What I got from Defamation is that a lot of Jews, including Israeli Jews, exhibit a hysterical paranoia about antisemitism completely at odds with the actual danger. According to the ADL Audit, the chance of an American Jew being the victim of an antisemitic assault are about 1 in 160,000. Nevertheless, the latest American Jewish Committee Survey shows that 99% of American Jews thought antisemitism was a problem, 56% a ‘Very Serious problem’, and 45% said it was getting worse. Unfortunately, this seems to be a common enough kind of phenomenon. Hundreds of millions are more worried about a terrorist attack than about driving down the shops even though they are thousands of times more likely to be killed or injured in a traffic accident than in a terrorist incident.
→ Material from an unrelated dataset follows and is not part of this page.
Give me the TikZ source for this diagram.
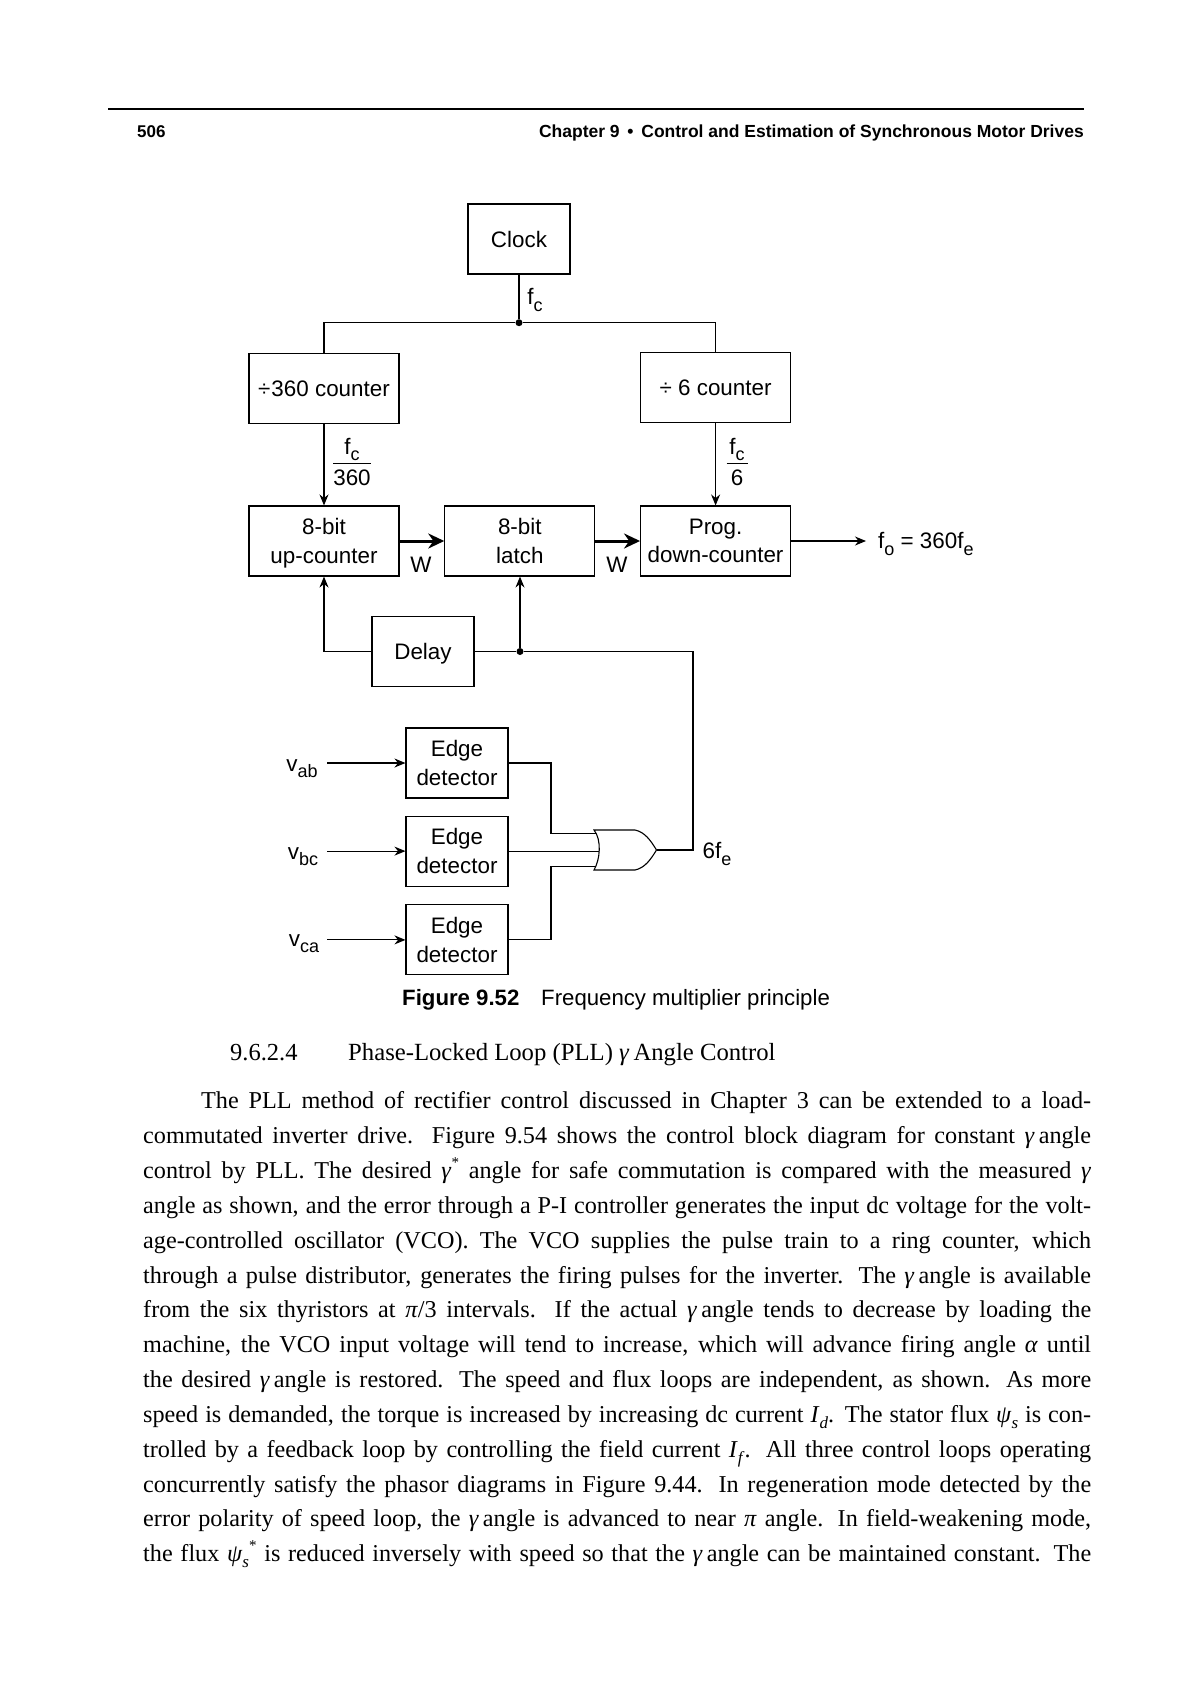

Shamir also makes it clear that there are organisations, ranging from the ADL to the State of Israel, that have a vested interest in provoking and exacerbating antisemitic attitudes, exaggerating antisemitic incidents, and aggravating the hysteria about them.
Unfortunately, he ends the film on the lame note, ‘Maybe it’s about time to live in the present and look to the future’.
Notwithstanding the useful insights and revealing admissions Defamation presents, ultimately, whatever Shamir’s intentions, it ends up as part of Israel’s rebranding exercise. Shamir shows that at least some Israelis are talented and caring people. He goes out of his way to challenge the received wisdom – the very foundation of Zionsim. And the whole project was sponsored by the Israeli Council for Cinema, among others. Clearly, Israel must be a true democracy that ‘shares our values’ even to tolerate, much less support, a film like Defamation.